-- Task requirements --
Give the data again exactly as written, skipping any pictures.

######

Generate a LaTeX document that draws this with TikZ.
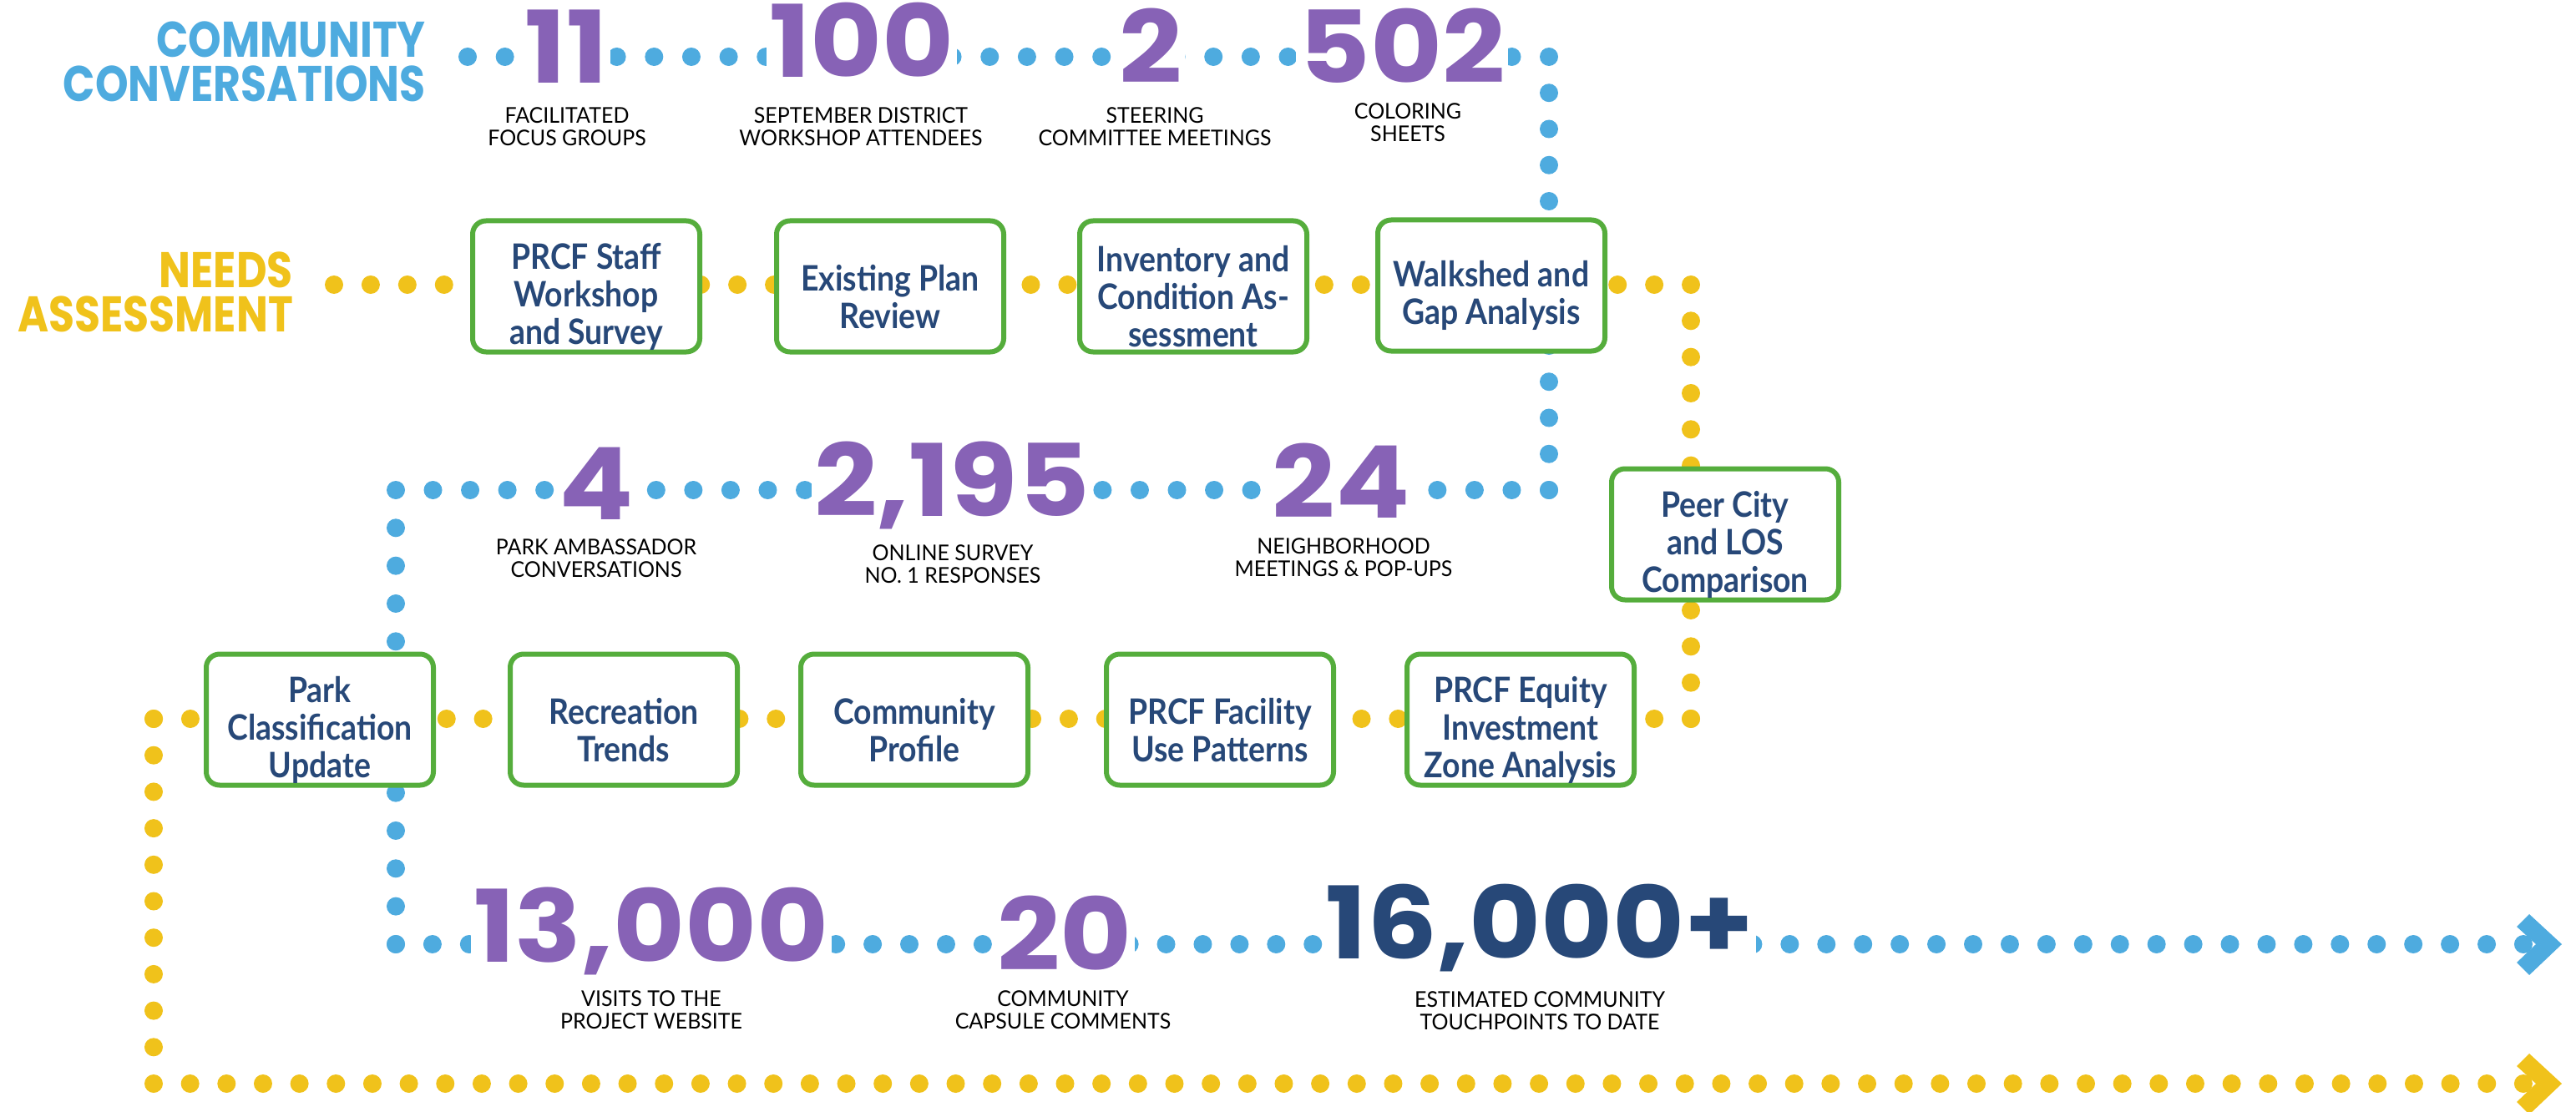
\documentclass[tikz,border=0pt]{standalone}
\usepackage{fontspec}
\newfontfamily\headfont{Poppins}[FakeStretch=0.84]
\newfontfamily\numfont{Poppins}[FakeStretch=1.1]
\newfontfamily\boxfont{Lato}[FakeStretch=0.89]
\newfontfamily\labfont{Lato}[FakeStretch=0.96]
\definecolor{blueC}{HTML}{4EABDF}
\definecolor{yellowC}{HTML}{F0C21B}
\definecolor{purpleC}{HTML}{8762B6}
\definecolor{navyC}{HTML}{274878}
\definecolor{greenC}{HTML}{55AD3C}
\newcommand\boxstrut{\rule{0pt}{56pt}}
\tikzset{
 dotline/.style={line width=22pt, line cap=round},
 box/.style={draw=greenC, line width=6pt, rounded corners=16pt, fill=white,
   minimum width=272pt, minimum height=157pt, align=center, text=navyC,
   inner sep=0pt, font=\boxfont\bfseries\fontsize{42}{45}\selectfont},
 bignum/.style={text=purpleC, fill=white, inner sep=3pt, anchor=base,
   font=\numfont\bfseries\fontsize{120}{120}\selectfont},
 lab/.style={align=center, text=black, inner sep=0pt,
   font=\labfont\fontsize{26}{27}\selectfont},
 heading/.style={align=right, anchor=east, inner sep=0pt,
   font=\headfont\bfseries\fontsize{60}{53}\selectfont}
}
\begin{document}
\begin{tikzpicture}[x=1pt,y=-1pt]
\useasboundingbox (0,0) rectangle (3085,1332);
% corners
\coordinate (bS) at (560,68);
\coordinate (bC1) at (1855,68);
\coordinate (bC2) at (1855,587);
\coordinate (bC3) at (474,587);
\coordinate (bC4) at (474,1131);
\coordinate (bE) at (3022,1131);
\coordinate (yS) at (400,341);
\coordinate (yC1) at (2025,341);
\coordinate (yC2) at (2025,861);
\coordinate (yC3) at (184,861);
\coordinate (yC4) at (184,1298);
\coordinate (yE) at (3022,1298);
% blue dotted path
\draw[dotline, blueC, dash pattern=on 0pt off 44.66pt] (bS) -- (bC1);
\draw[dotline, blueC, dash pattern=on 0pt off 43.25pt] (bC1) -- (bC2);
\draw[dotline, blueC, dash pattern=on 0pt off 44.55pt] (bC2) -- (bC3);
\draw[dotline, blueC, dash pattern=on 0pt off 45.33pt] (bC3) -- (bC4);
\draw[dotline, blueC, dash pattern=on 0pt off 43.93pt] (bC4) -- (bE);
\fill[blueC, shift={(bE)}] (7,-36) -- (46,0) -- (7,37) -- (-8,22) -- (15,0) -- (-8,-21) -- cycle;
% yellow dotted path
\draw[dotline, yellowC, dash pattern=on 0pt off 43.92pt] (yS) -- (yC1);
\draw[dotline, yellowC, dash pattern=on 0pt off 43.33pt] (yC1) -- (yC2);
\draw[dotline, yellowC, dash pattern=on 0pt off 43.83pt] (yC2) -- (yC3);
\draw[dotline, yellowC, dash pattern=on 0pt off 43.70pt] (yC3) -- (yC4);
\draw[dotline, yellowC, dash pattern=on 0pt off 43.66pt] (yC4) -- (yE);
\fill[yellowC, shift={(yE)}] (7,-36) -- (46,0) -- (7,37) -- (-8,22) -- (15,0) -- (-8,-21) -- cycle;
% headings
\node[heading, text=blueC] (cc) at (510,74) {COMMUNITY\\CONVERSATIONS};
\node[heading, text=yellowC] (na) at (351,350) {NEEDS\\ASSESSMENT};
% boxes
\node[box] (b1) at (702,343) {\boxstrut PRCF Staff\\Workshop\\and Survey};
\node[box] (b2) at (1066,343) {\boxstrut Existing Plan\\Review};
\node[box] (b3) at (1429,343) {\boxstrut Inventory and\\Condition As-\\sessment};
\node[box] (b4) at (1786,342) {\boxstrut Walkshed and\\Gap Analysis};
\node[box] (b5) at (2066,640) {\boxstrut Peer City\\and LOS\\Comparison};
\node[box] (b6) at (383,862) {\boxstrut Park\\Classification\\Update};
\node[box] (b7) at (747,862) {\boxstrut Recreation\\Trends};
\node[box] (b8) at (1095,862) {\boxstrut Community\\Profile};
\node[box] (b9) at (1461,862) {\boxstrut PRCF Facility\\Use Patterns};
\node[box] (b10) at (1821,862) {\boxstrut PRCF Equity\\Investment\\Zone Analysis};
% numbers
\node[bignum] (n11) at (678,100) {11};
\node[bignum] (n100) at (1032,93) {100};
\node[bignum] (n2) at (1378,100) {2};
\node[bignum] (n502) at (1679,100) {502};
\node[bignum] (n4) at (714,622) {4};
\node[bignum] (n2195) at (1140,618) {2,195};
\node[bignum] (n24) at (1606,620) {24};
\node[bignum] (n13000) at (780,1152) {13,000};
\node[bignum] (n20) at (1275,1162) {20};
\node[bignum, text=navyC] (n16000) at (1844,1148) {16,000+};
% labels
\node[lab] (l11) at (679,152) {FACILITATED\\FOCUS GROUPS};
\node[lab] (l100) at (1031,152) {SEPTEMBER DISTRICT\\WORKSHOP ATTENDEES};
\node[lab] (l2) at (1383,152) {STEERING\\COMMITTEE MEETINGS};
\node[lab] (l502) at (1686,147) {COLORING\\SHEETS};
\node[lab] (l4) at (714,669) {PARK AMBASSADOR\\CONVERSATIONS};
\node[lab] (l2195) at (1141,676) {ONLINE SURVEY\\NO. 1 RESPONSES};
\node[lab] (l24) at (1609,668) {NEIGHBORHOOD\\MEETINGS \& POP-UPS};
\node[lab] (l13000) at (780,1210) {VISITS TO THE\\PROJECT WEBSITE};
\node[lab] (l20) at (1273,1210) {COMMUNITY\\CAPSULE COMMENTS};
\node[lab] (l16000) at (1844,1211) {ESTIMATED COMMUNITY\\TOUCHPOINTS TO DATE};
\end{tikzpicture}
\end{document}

######

-- Solved problem --
Generate a LaTeX document that draws this with TikZ.
\documentclass[tikz,border=0pt]{standalone}
\usepackage{fontspec}
\newfontfamily\headfont{Poppins}[FakeStretch=0.84]
\newfontfamily\numfont{Poppins}[FakeStretch=1.1]
\newfontfamily\boxfont{Lato}[FakeStretch=0.89]
\newfontfamily\labfont{Lato}[FakeStretch=0.96]
\definecolor{blueC}{HTML}{4EABDF}
\definecolor{yellowC}{HTML}{F0C21B}
\definecolor{purpleC}{HTML}{8762B6}
\definecolor{navyC}{HTML}{274878}
\definecolor{greenC}{HTML}{55AD3C}
\newcommand\boxstrut{\rule{0pt}{56pt}}
\tikzset{
 dotline/.style={line width=22pt, line cap=round},
 box/.style={draw=greenC, line width=6pt, rounded corners=16pt, fill=white,
   minimum width=272pt, minimum height=157pt, align=center, text=navyC,
   inner sep=0pt, font=\boxfont\bfseries\fontsize{42}{45}\selectfont},
 bignum/.style={text=purpleC, fill=white, inner sep=3pt, anchor=base,
   font=\numfont\bfseries\fontsize{120}{120}\selectfont},
 lab/.style={align=center, text=black, inner sep=0pt,
   font=\labfont\fontsize{26}{27}\selectfont},
 heading/.style={align=right, anchor=east, inner sep=0pt,
   font=\headfont\bfseries\fontsize{60}{53}\selectfont}
}
\begin{document}
\begin{tikzpicture}[x=1pt,y=-1pt]
\useasboundingbox (0,0) rectangle (3085,1332);
% corners
\coordinate (bS) at (560,68);
\coordinate (bC1) at (1855,68);
\coordinate (bC2) at (1855,587);
\coordinate (bC3) at (474,587);
\coordinate (bC4) at (474,1131);
\coordinate (bE) at (3022,1131);
\coordinate (yS) at (400,341);
\coordinate (yC1) at (2025,341);
\coordinate (yC2) at (2025,861);
\coordinate (yC3) at (184,861);
\coordinate (yC4) at (184,1298);
\coordinate (yE) at (3022,1298);
% blue dotted path
\draw[dotline, blueC, dash pattern=on 0pt off 44.66pt] (bS) -- (bC1);
\draw[dotline, blueC, dash pattern=on 0pt off 43.25pt] (bC1) -- (bC2);
\draw[dotline, blueC, dash pattern=on 0pt off 44.55pt] (bC2) -- (bC3);
\draw[dotline, blueC, dash pattern=on 0pt off 45.33pt] (bC3) -- (bC4);
\draw[dotline, blueC, dash pattern=on 0pt off 43.93pt] (bC4) -- (bE);
\fill[blueC, shift={(bE)}] (7,-36) -- (46,0) -- (7,37) -- (-8,22) -- (15,0) -- (-8,-21) -- cycle;
% yellow dotted path
\draw[dotline, yellowC, dash pattern=on 0pt off 43.92pt] (yS) -- (yC1);
\draw[dotline, yellowC, dash pattern=on 0pt off 43.33pt] (yC1) -- (yC2);
\draw[dotline, yellowC, dash pattern=on 0pt off 43.83pt] (yC2) -- (yC3);
\draw[dotline, yellowC, dash pattern=on 0pt off 43.70pt] (yC3) -- (yC4);
\draw[dotline, yellowC, dash pattern=on 0pt off 43.66pt] (yC4) -- (yE);
\fill[yellowC, shift={(yE)}] (7,-36) -- (46,0) -- (7,37) -- (-8,22) -- (15,0) -- (-8,-21) -- cycle;
% headings
\node[heading, text=blueC] (cc) at (510,74) {COMMUNITY\\CONVERSATIONS};
\node[heading, text=yellowC] (na) at (351,350) {NEEDS\\ASSESSMENT};
% boxes
\node[box] (b1) at (702,343) {\boxstrut PRCF Staff\\Workshop\\and Survey};
\node[box] (b2) at (1066,343) {\boxstrut Existing Plan\\Review};
\node[box] (b3) at (1429,343) {\boxstrut Inventory and\\Condition As-\\sessment};
\node[box] (b4) at (1786,342) {\boxstrut Walkshed and\\Gap Analysis};
\node[box] (b5) at (2066,640) {\boxstrut Peer City\\and LOS\\Comparison};
\node[box] (b6) at (383,862) {\boxstrut Park\\Classification\\Update};
\node[box] (b7) at (747,862) {\boxstrut Recreation\\Trends};
\node[box] (b8) at (1095,862) {\boxstrut Community\\Profile};
\node[box] (b9) at (1461,862) {\boxstrut PRCF Facility\\Use Patterns};
\node[box] (b10) at (1821,862) {\boxstrut PRCF Equity\\Investment\\Zone Analysis};
% numbers
\node[bignum] (n11) at (678,100) {11};
\node[bignum] (n100) at (1032,93) {100};
\node[bignum] (n2) at (1378,100) {2};
\node[bignum] (n502) at (1679,100) {502};
\node[bignum] (n4) at (714,622) {4};
\node[bignum] (n2195) at (1140,618) {2,195};
\node[bignum] (n24) at (1606,620) {24};
\node[bignum] (n13000) at (780,1152) {13,000};
\node[bignum] (n20) at (1275,1162) {20};
\node[bignum, text=navyC] (n16000) at (1844,1148) {16,000+};
% labels
\node[lab] (l11) at (679,152) {FACILITATED\\FOCUS GROUPS};
\node[lab] (l100) at (1031,152) {SEPTEMBER DISTRICT\\WORKSHOP ATTENDEES};
\node[lab] (l2) at (1383,152) {STEERING\\COMMITTEE MEETINGS};
\node[lab] (l502) at (1686,147) {COLORING\\SHEETS};
\node[lab] (l4) at (714,669) {PARK AMBASSADOR\\CONVERSATIONS};
\node[lab] (l2195) at (1141,676) {ONLINE SURVEY\\NO. 1 RESPONSES};
\node[lab] (l24) at (1609,668) {NEIGHBORHOOD\\MEETINGS \& POP-UPS};
\node[lab] (l13000) at (780,1210) {VISITS TO THE\\PROJECT WEBSITE};
\node[lab] (l20) at (1273,1210) {COMMUNITY\\CAPSULE COMMENTS};
\node[lab] (l16000) at (1844,1211) {ESTIMATED COMMUNITY\\TOUCHPOINTS TO DATE};
\end{tikzpicture}
\end{document}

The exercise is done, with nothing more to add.